I recently communicated with someone I met along my journey whom I feel like I failed in all sorts of ways.   Thankfully, she doesn't seem to think so, as she continues to say all sorts of, in my opinion, far-too-kind and glowing things about me.  For all my talk about sharing other people's burdens, I feel like in her case, I pretty much looked at her, saw the huge pack weighing her down, one I could have offered to carry, and said, "Hey, how about I carry your water bottle?"  Not too many people struggle under the weight of a water bottle.  Later I didn't even offer that.  This friend, I'll call her a friend since she was a friend to me, despite my poor efforts at reciprocating the friendship, was going through a rough time when I met her.  She felt like she didn't belong where she was, but at the time there was no way for her to get out of her situation.  For awhile I listened to her when she needed me to, but I had nothing, no sage advice or words of comfort, to offer her.  As time went on I found ways to avoid her so that I wouldn't be asked to carry part of her load.  She continued to be a good friend to me, despite my lack of reciprocation. Now she has moved on and is in a better place, physically, spiritually, and emotionally.  We have communicated a few times.  Fair-weather friend.  I've always thought I was better than that, but in her case, I think the term fits me well.  

She is not the first person I have failed.  I could make a long list of people who I have hurt by making selfish choices, whose friendships I have let slip away for no good reason, whose cries for help I have pretended not to hear.  Certainly, I have done good in the world, but I tend to be better at the short-term commitments- day-long service projects, a semester class, 3 months in India, 2 months in Palestine.  And then I leave.

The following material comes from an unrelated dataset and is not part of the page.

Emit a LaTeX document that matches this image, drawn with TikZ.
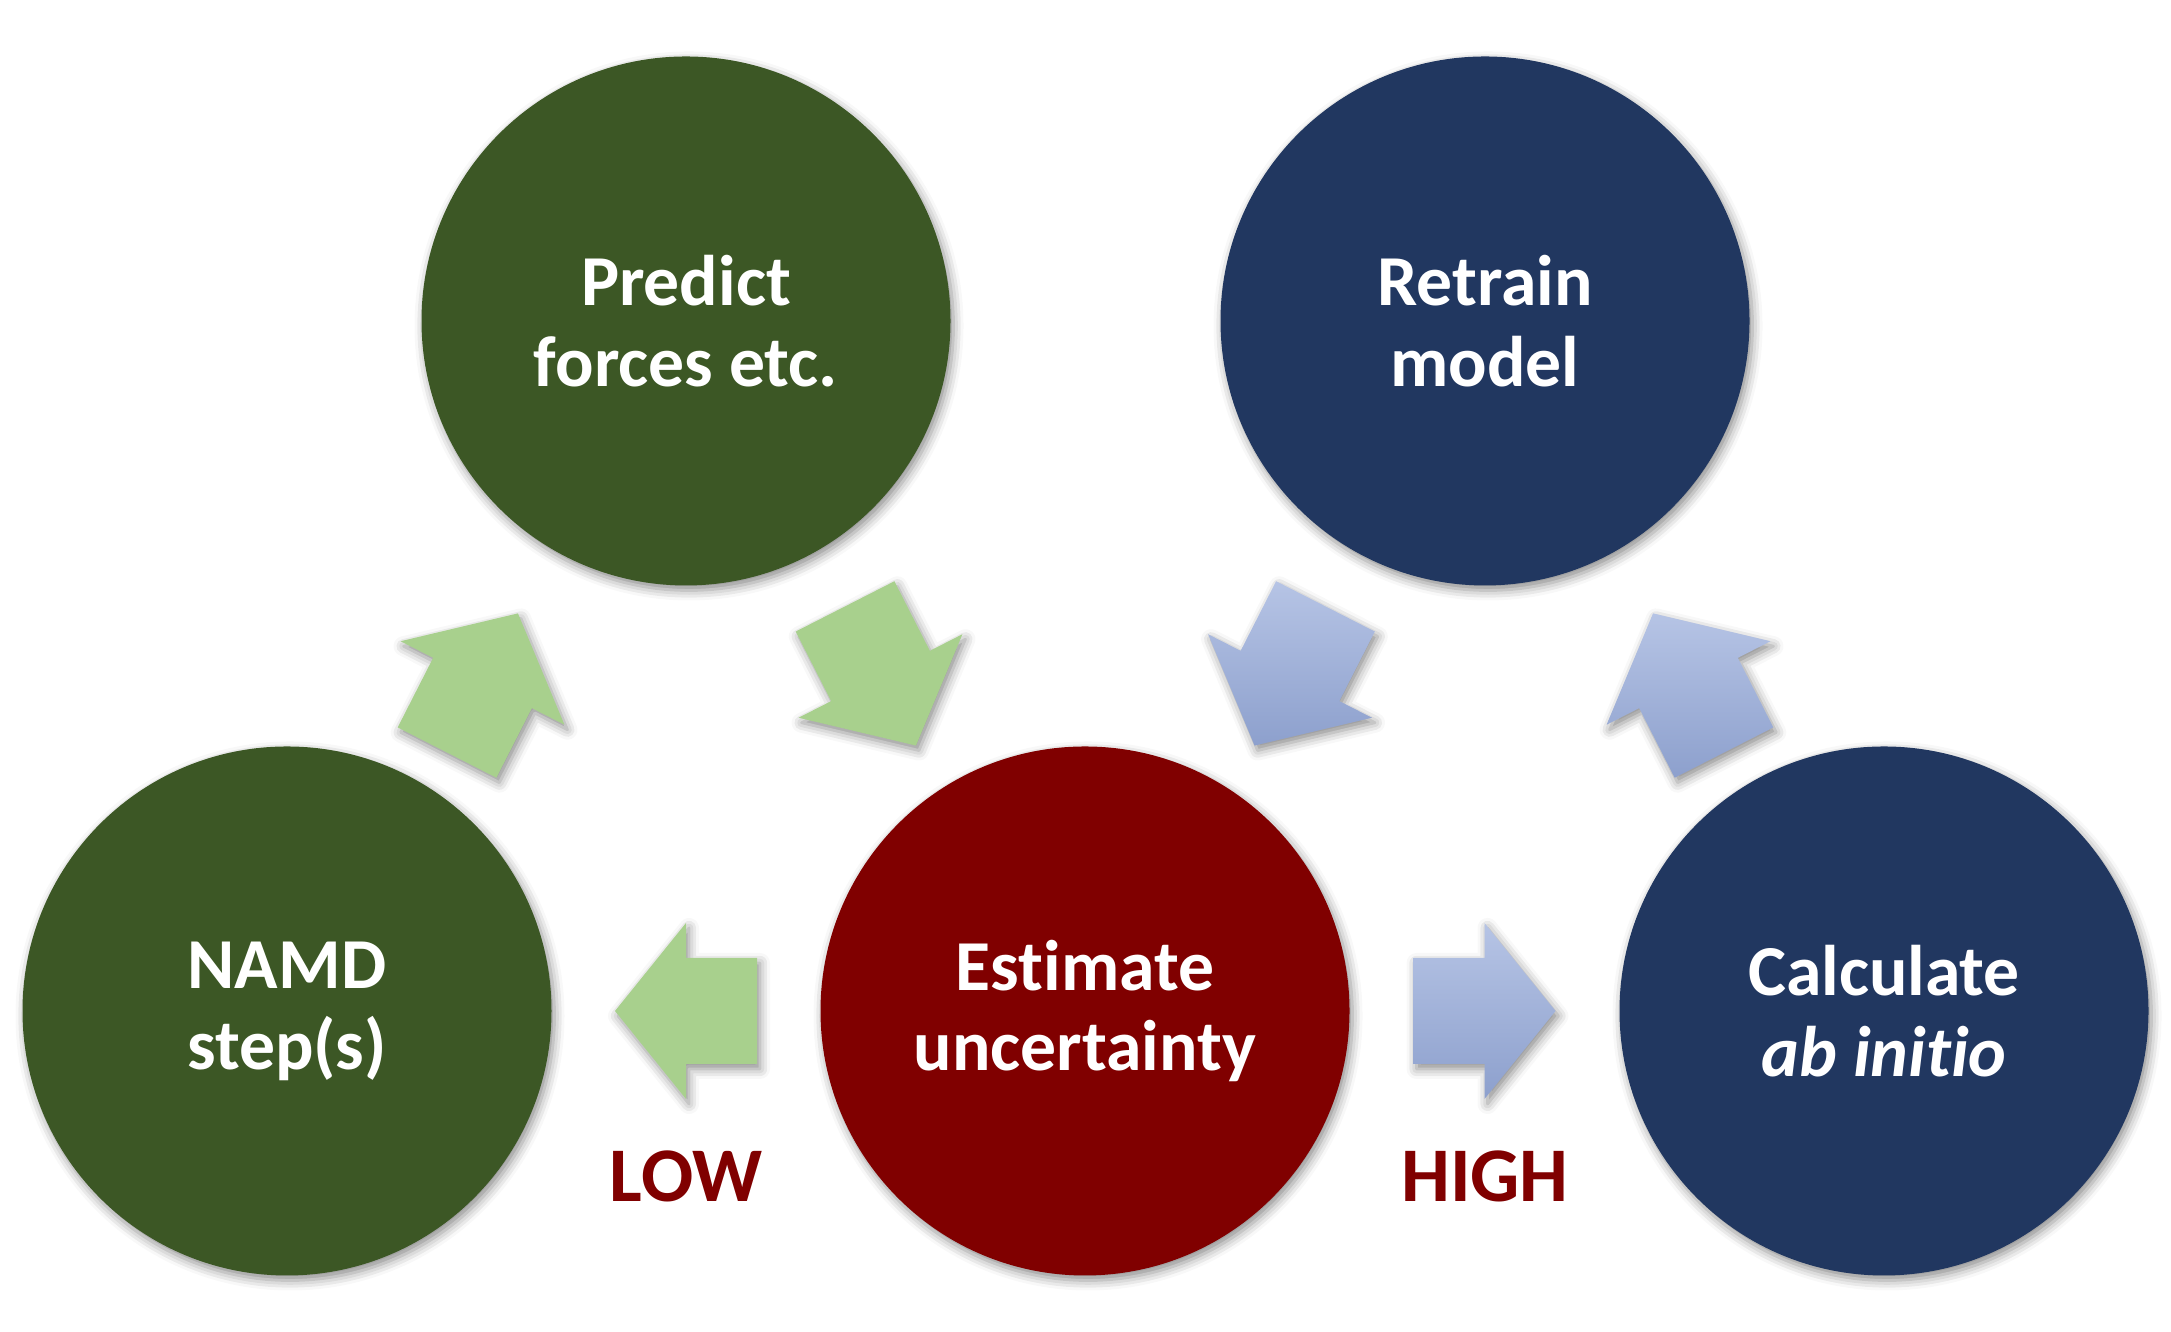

Since I have been home, I have tried to be a better friend, a better community member, a more committed person in general, though what that means for a person who is planning on leaving again, I'm not sure.  I've tried to repair fractured places in some relationships.  I'm trying to maintain friendships across oceans, both physical and cultural.  I'm trying to engage myself in community, in several, really.  I'm not sure if I'm succeeding.  But I'm trying.

Over the weekend I was with my high school girlfriends, women who know me well, who've known me through many of my most formative years (though I'm still ever-in-process of formation).  We don't see each other often, but the ties between us remain strong.  During our time together, we talked a lot and laughed a lot.  There were a few tears, but not many, even as we shared some of the heartbreak of our lives.  For that short time we had together, we were community, a community formed 20+ years ago, one that has survived some pretty rough patches, both from external and internal forces.  We've had many moments of succeeding and failing to reach out to each other.  We've stuck with each other, even if imperfectly.

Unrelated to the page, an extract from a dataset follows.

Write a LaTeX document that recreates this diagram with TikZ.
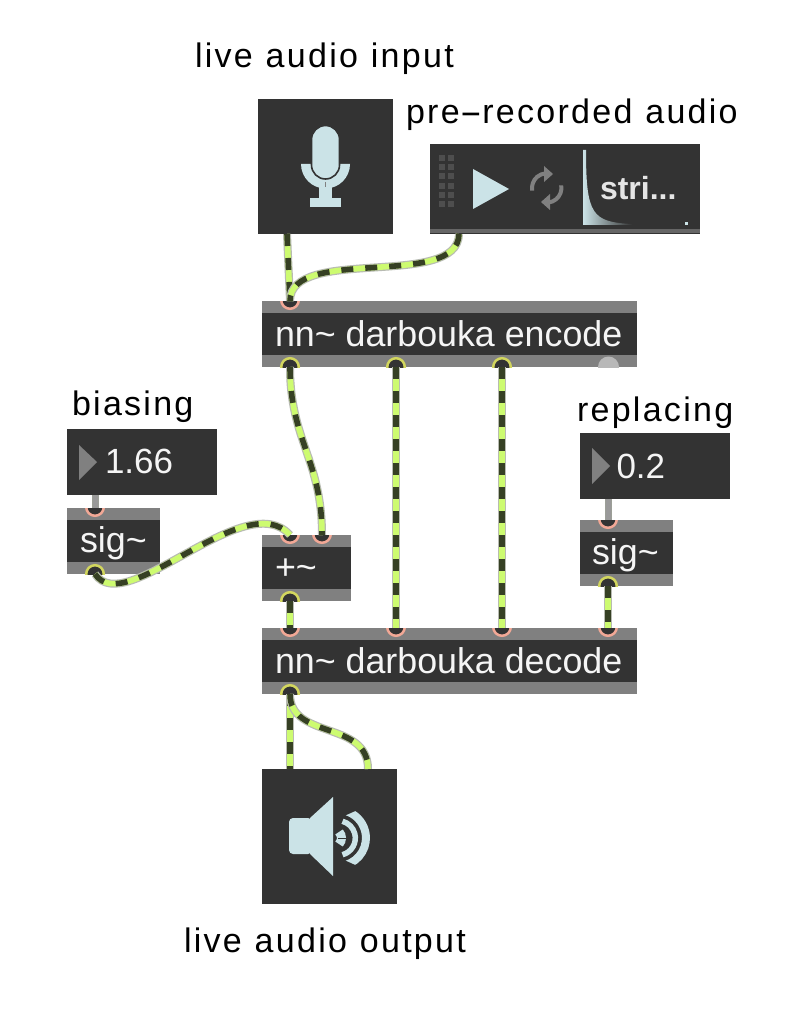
\documentclass[tikz,border=0pt]{standalone}
\usepackage{fontspec}
\setmainfont{Liberation Sans}
\newfontfamily\labfont[LetterSpace=6.7,WordSpace=1.1]{Liberation Sans}
\definecolor{objdark}{HTML}{333333}
\definecolor{objgrey}{HTML}{808080}
\definecolor{iconblue}{HTML}{CBE3E7}
\definecolor{inletc}{HTML}{F2A896}
\definecolor{outletc}{HTML}{D2D65E}
\definecolor{cableg}{HTML}{CDFB70}
\definecolor{cabled}{HTML}{364024}
\definecolor{cableo}{HTML}{B8BBB2}
\tikzset{
  every node/.style={inner sep=0pt,outer sep=0pt},
  lab/.style={anchor=base west,text=black,font=\labfont\fontsize{34}{34}\selectfont},
  objtxt/.style={anchor=base west,text=white!96!black,font=\fontsize{35.8}{36}\selectfont},
  numtxt/.style={anchor=base west,text=white!96!black,font=\fontsize{35}{35}\selectfont},
  band/.style={fill=objdark,anchor=north west,minimum height=42pt},
  sigcable/.style={draw=cableo,line width=8pt,
    postaction={draw=cableg,line width=5.6pt},
    postaction={draw=cabled,line width=5.6pt,dash pattern=on 12pt off 12pt}},
  msgcable/.style={draw=cableo!85!black,line width=7pt,
    postaction={draw=objgrey!80!white,line width=5pt}},
}
% \objbox{name}{left}{top}{width}
\newcommand{\objbox}[4]{%
  \fill[objgrey] (#2,#3) rectangle ++(#4,66);
  \node[band,minimum width=#4 pt] (#1) at (#2,#3+12) {};
}
% \inport{name}{x}{y}
\newcommand{\inport}[3]{%
  \begin{scope}
    \clip (#2-13,#3) rectangle (#2+13,#3+13);
    \filldraw[draw=inletc,fill=objdark,line width=2.5pt] (#2,#3-1) circle[radius=8.8pt];
  \end{scope}
  \coordinate (#1) at (#2,#3);
}
\newcommand{\outport}[3]{%
  \begin{scope}
    \clip (#2-13,#3) rectangle (#2+13,#3-13);
    \filldraw[draw=outletc,fill=objdark,line width=2.5pt] (#2,#3) circle[radius=8.8pt];
  \end{scope}
  \coordinate (#1) at (#2,#3);
}
\begin{document}
\begin{tikzpicture}[x=1pt,y=-1pt]
\useasboundingbox (0,0) rectangle (804,1032);
\fill[white] (0,0) rectangle (804,1032);

% labels
\node[lab] (l1) at (195,67.5) {live audio input};
\node[lab] (l2) at (406,124) {pre\scalebox{2}[1]{-}recorded audio};
\node[lab] (l3) at (72,415) {biasing};
\node[lab] (l4) at (577,421.5) {replacing};
\node[lab] (l5) at (184,952) {live audio output};

% microphone object
\node[fill=objdark,anchor=north west,minimum width=135pt,minimum height=135pt] (mic) at (258,99) {};
\fill[iconblue] (301,164) -- (350,164) arc[start angle=0,end angle=-180,radius=24.5pt] -- cycle;
\fill[iconblue] (319,184) rectangle (332,199);
\fill[iconblue] (310,198) rectangle (341,207);
\filldraw[draw=objdark,fill=iconblue,line width=1.6pt]
  (311.5,139.5) arc[start angle=180,end angle=0,radius=14pt]
  -- (339.5,165) arc[start angle=0,end angle=-180,radius=14pt] -- cycle;
\draw[objgrey,line width=0.5pt] (325.5,182) -- (325.5,187);

% player object
\node[fill=objdark,anchor=north west,minimum width=270pt,minimum height=90pt] (player) at (430,144) {};
\fill[objdark!75!white] (430,229) rectangle (700,233);
\foreach \gy in {155,164.2,173.4,182.6,191.8,201}{
  \fill[objgrey!35!objdark] (439,\gy) rectangle +(6,6);
  \fill[objgrey!35!objdark] (448,\gy) rectangle +(6,6);
}
\fill[iconblue] (473,169) -- (509,189) -- (473,209) -- cycle;
\draw[objgrey,line width=4pt] (532.2,190.6) arc[start angle=190,end angle=95,radius=14.7pt];
\draw[objgrey,line width=4pt] (561.2,185.4) arc[start angle=10,end angle=-85,radius=14.7pt];
\fill[objgrey] (544,166) -- (544,182) -- (553,174) -- cycle;
\fill[objgrey] (550,194) -- (550,210) -- (541,202) -- cycle;
\shade[left color=iconblue,right color=objdark]
  (583,150) -- (586,150) .. controls (586,215) and (592,222) .. (632,224) -- (632,225) -- (583,225) -- cycle;
\fill[iconblue] (684.5,222) rectangle (687.5,225);
\node[anchor=base west,text=white!90!black,font=\bfseries\fontsize{32}{32}\selectfont] (fname) at (600,200) {stri...};

% encode
\objbox{enc}{262}{301}{375}
\node[objtxt] (enct) at (275,346) {nn\string~ darbouka encode};
\inport{encin}{290}{301}
\outport{encoa}{290}{367}
\outport{encob}{396}{367}
\outport{encoc}{502}{367}
\begin{scope}
  \clip (595,355) rectangle (622,367);
  \fill[white!72!black] (608.5,367) circle[radius=10.5pt];
\end{scope}

% number boxes
\node[fill=objdark,anchor=north west,minimum width=150pt,minimum height=66pt] (numa) at (67,429) {};
\fill[objgrey] (79,445) -- (97,462) -- (79,480) -- cycle;
\node[numtxt] (numat) at (105,473.5) {1.66};
\node[fill=objdark,anchor=north west,minimum width=150pt,minimum height=66pt] (numb) at (580,433) {};
\fill[objgrey] (592,448) -- (610,466) -- (592,484) -- cycle;
\node[numtxt] (numbt) at (616.5,478.5) {0.2};

% sig~ left
\objbox{siga}{67}{508}{93}
\node[objtxt] (sigat) at (80,552) {sig\string~};
\inport{sigain}{95}{508}
\outport{sigaout}{95}{574}

% +~
\objbox{plus}{262}{535}{89}
\node[objtxt] (plust) at (275,579) {+\string~};
\inport{plusa}{290}{535}
\inport{plusb}{322}{535}
\outport{plusout}{290}{601}

% sig~ right
\objbox{sigb}{580}{520}{93}
\node[objtxt] (sigbt) at (592,564) {sig\string~};
\inport{sigbin}{608}{520}
\outport{sigbout}{608}{586}

% decode
\objbox{dec}{262}{628}{375}
\node[objtxt] (dect) at (275,673) {nn\string~ darbouka decode};
\inport{decia}{290}{628}
\inport{decib}{396}{628}
\inport{decic}{502}{628}
\inport{decid}{608}{628}
\outport{decout}{290}{694}

% speaker
\node[fill=objdark,anchor=north west,minimum width=135pt,minimum height=135pt] (spk) at (262,769) {};
\fill[iconblue,rounded corners=4pt] (289,818) rectangle (312,854);
\fill[iconblue] (310,818) -- (333,797) -- (333,876) -- (310,854) -- cycle;
\begin{scope}
  \clip (295,838) -- (378,875) -- (378,801) -- cycle;
  \draw[iconblue,line width=8pt] (345.2,865) arc[start angle=-75,end angle=75,radius=28pt];
  \draw[iconblue,line width=5.5pt] (342.5,854.7) arc[start angle=-75,end angle=75,radius=17.3pt];
\end{scope}
\draw[iconblue,line width=9pt] (339,844) arc[start angle=-45,end angle=45,radius=8.5pt];
\draw[objdark,line width=0.6pt] (338,838) -- (347,838);

% cable endpoints on objects
\coordinate (micout) at (287,234);
\coordinate (playerout) at (459,234);
\coordinate (numaout) at (95,495);
\coordinate (numbout) at (608,499);
\coordinate (spkina) at (290,769);
\coordinate (spkinb) at (368,769);

% cables
\draw[msgcable] (numaout) -- (sigain);
\draw[msgcable] (numbout) -- (sigbin);
\draw[sigcable] (micout) -- (encin);
\draw[sigcable] (playerout) .. controls (458,290) and (290,245) .. (encin);
\draw[sigcable] (encoa) .. controls (290,440) and (322,460) .. (plusb);
\draw[sigcable] (encob) -- (decib);
\draw[sigcable] (encoc) -- (decic);
\draw[sigcable] (sigaout) .. controls (125,620) and (245,485) .. (plusa);
\draw[sigcable] (plusout) -- (decia);
\draw[sigcable] (sigbout) -- (decid);
\draw[sigcable] (decout) -- (spkina);
\draw[sigcable] (decout) .. controls (290,740) and (368,720) .. (spkinb);
\end{tikzpicture}
\end{document}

I guess that's what it's all about really.  My friend from my travels has graced me with understanding and forgiveness (as have many other people).  I've failed her in the past, but maybe I'll do better the next time.  Recognizing my failure, maybe I won't avoid the next person who reaches out to me for help.  I am imperfect, but I am trying.  You can probably say the same.  It's the best we can do, right?  This is all we can ask in community.

I will close with one of my favorite descriptions of community from Wendell Berry's Jayber Crow.  I've posted it before, but it's worth a re-post, since maybe you didn't see it the first time:

"What I saw now was the community imperfect and irresolute but held together by the frayed and always fraying, incomplete and yet ever-holding bonds of the various sorts of affection. There had maybe never been anybody who had not been loved by somebody, who had been loved by somebody else, and so on and on... It was a community always disappointed in itself, disappointing its members, always trying to contain its divisions and gentle its meanness, always failing and yet always preserving a sort of will toward goodwill. I knew that, in the midst of all the ignorance and error, this was a membership... My vision gathered the community as it never has been and never will be gathered in this world of time, for the community must always be marred by members who are indifferent to it or against it, who are nonetheless its members and maybe nonetheless essential to it. And yet I saw them all as somehow perfected, beyond time, by one another's love, compassion, and forgiveness, as it is said we may be perfected by grace."